The letter's signatories include best-selling author Thomas Piketty and 2015 Nobel Prize winner Angus Deaton.

The group also includes Ha-Joon Chang, the highly regarded development economist at Cambridge University, Nora Lustig, professor of Latin American economics at Tulane University, as also influential experts who advise policymakers, such as Jeffrey Sachs, director of Columbia University's Earth Institute.

Speaking on BBC Radio 4's Today programme, Sachs said: ''The UK and the US need to take the lead right now to end these tax secrecy havens. We see from the Panama Papers these are simply conduits for massive illegality, corruption, tax evasion and many other nefarious deeds. They just need to end.

''If the UK and US and the European Union as a whole decided on Thursday at the UK conference that enough is enough ... there could be a phenomenal change in a very short period of time.''

"We need new global agreements on issues such as public country-by-country reporting, including for tax havens," the economists wrote in the letter.

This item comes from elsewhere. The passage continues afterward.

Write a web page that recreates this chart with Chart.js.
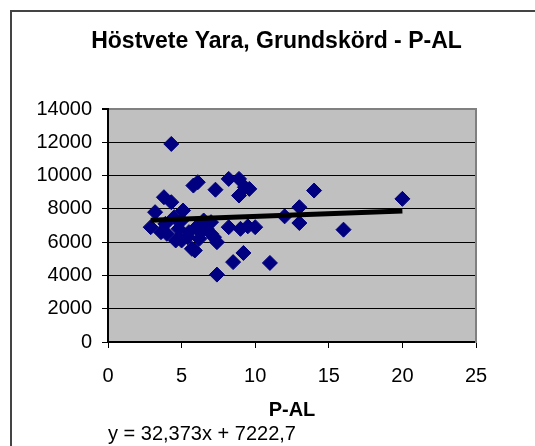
<!DOCTYPE html>
<html>
<head>
<meta charset="utf-8">
<script src="https://cdn.jsdelivr.net/npm/chart.js@4"></script>
<style>
  html, body { margin: 0; padding: 0; background: #fff; overflow: hidden; }
  #frame { position: absolute; left: 10px; top: 10px; width: 560px; height: 480px; border: 2px solid #444; }
  #wrap { position: absolute; left: 0; top: 0; width: 535px; height: 446px; }
</style>
</head>
<body>
<div id="frame"></div>
<div id="wrap"><canvas id="chart" width="535" height="446"></canvas></div>
<script>
// P-AL values (x) and yield (y)
const pAl = [2.9, 3.2, 3.6, 3.8, 3.9, 4.0, 4.3, 4.3, 4.5, 4.6,
             4.8, 5.0, 5.0, 5.1, 5.4, 5.5, 5.7, 5.8, 5.9, 6.0,
             6.1, 6.2, 6.3, 6.4, 6.5, 6.7, 7.0, 7.0, 7.2, 7.3,
             7.4, 7.4, 8.2, 8.2, 8.5, 8.9, 8.9, 9.0, 9.2, 9.3,
             9.5, 9.6, 10.0, 11.0, 12.0, 13.0, 13.0, 14.0, 16.0, 20.0];
const skord = [6900, 7800, 6600, 8700, 7100, 6500, 8400, 11900, 7500, 6100,
               6800, 6100, 7300, 7900, 6300, 6600, 5600, 9400, 5500, 6900,
               9600, 6200, 6600, 7000, 7300, 6800, 7200, 6500, 6300, 9150,
               6000, 4050, 9800, 6900, 4800, 9800, 8800, 6800, 5350, 9300,
               6950, 9200, 6900, 4750, 7550, 8100, 7150, 9100, 6750, 8600];

// trendline as printed on the chart
const slope = 32.373;
const intercept = 7222.7;
const equationText = 'y = 32,373x + 7222,7';

const xTicks = [0, 5, 10, 15, 20, 25];
const yTicks = [0, 2000, 4000, 6000, 8000, 10000, 12000, 14000];

const points = pAl.map((x, i) => ({ x: x, y: skord[i] }));
const xMin = Math.min(...pAl), xMax = Math.max(...pAl);
const trend = [
  { x: xMin, y: slope * xMin + intercept },
  { x: xMax, y: slope * xMax + intercept }
];

const FONT = "'Liberation Sans', Arial, sans-serif";

// grey plot background
const plotBg = {
  id: 'plotBg',
  beforeDraw(chart) {
    const a = chart.chartArea, ctx = chart.ctx;
    ctx.save();
    ctx.fillStyle = '#c0c0c0';
    ctx.fillRect(a.left, a.top, a.right - a.left, a.bottom - a.top);
    ctx.restore();
  }
};

new Chart(document.getElementById('chart'), {
  type: 'scatter',
  data: {
    datasets: [
      {
        type: 'line',
        data: trend,
        borderColor: '#000',
        borderWidth: 5,
        pointRadius: 0,
        fill: false,
        order: 0
      },
      {
        data: points,
        pointStyle: 'rectRot',
        pointRadius: 7.5,
        pointBackgroundColor: '#000080',
        pointBorderColor: '#000080',
        pointBorderWidth: 1,
        order: 1
      }
    ]
  },
  options: {
    responsive: false,
    animation: false,
    layout: { padding: { left: 18, right: 0, top: 0, bottom: 0 } },
    plugins: {
      legend: { display: false },
      tooltip: { enabled: false },
      title: {
        display: true,
        text: 'Höstvete Yara, Grundskörd - P-AL',
        color: '#000',
        font: { family: FONT, size: 23, weight: 'bold' },
        padding: { top: 28, bottom: 53.4 }
      },
      subtitle: {
        display: true,
        position: 'bottom',
        fullSize: false,
        align: 'start',
        text: equationText,
        color: '#000',
        font: { family: FONT, size: 20 },
        padding: { top: 0, bottom: 0 }
      }
    },
    scales: {
      x: {
        type: 'linear',
        min: 0,
        max: 25,
        afterBuildTicks: s => { s.ticks = xTicks.map(v => ({ value: v })); },
        ticks: { color: '#000', font: { family: FONT, size: 20 }, padding: 16, callback: v => String(v) },
        grid: { drawOnChartArea: false, drawTicks: true, tickLength: 6, tickColor: '#000', tickWidth: 1 },
        border: { color: '#000', width: 2 },
        title: {
          display: true,
          text: 'P-AL',
          color: '#000',
          font: { family: FONT, size: 20, weight: 'bold' },
          padding: { top: 0, bottom: 0 }
        },
        afterFit: s => { s.height = 80; }
      },
      y: {
        type: 'linear',
        min: 0,
        max: 14000,
        afterBuildTicks: s => { s.ticks = yTicks.map(v => ({ value: v })); },
        ticks: { color: '#000', font: { family: FONT, size: 20 }, padding: 10, callback: v => String(v) },
        grid: {
          color: c => c.tick && c.tick.value === 14000 ? '#808080' : '#000',
          lineWidth: c => c.tick && c.tick.value === 14000 ? 2 : 1,
          tickLength: 6,
          tickColor: '#000'
        },
        border: { color: '#000', width: 2 },
        afterFit: s => { s.width = 90; }
      },
      yRight: {
        type: 'linear',
        position: 'right',
        ticks: { display: false },
        grid: { drawOnChartArea: false, drawTicks: false },
        border: { color: '#808080', width: 2 },
        afterFit: s => { s.width = 59; }
      }
    }
  },
  plugins: [plotBg]
});
</script>
</body>
</html>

"Governments must also put their own houses in order by ensuring that all the territories for which they are responsible make publicly available information about the real 'beneficial' owners of company and trusts," they add.

The letter comes in the wake of the Panama Papers leak, which revealed how some rich people hid assets which led to widespread condemnation of the authorities' failure to act.

One of the signatories, the economist Dr Ha-Joon Chang of the University of Cambridge, told the BBC that he signed the letter because he shared "the view that tax havens serve no useful purpose".

Dr Chang said: "These tax havens basically allow companies and certain individuals to free-ride on the rest of humanity.

"These companies and people make money in one country by using workers educated with public money, using roads, ports and other infrastructure paid for by the taxpayers of that country and moving the money to another country in a shell company which doesn't really do any business there."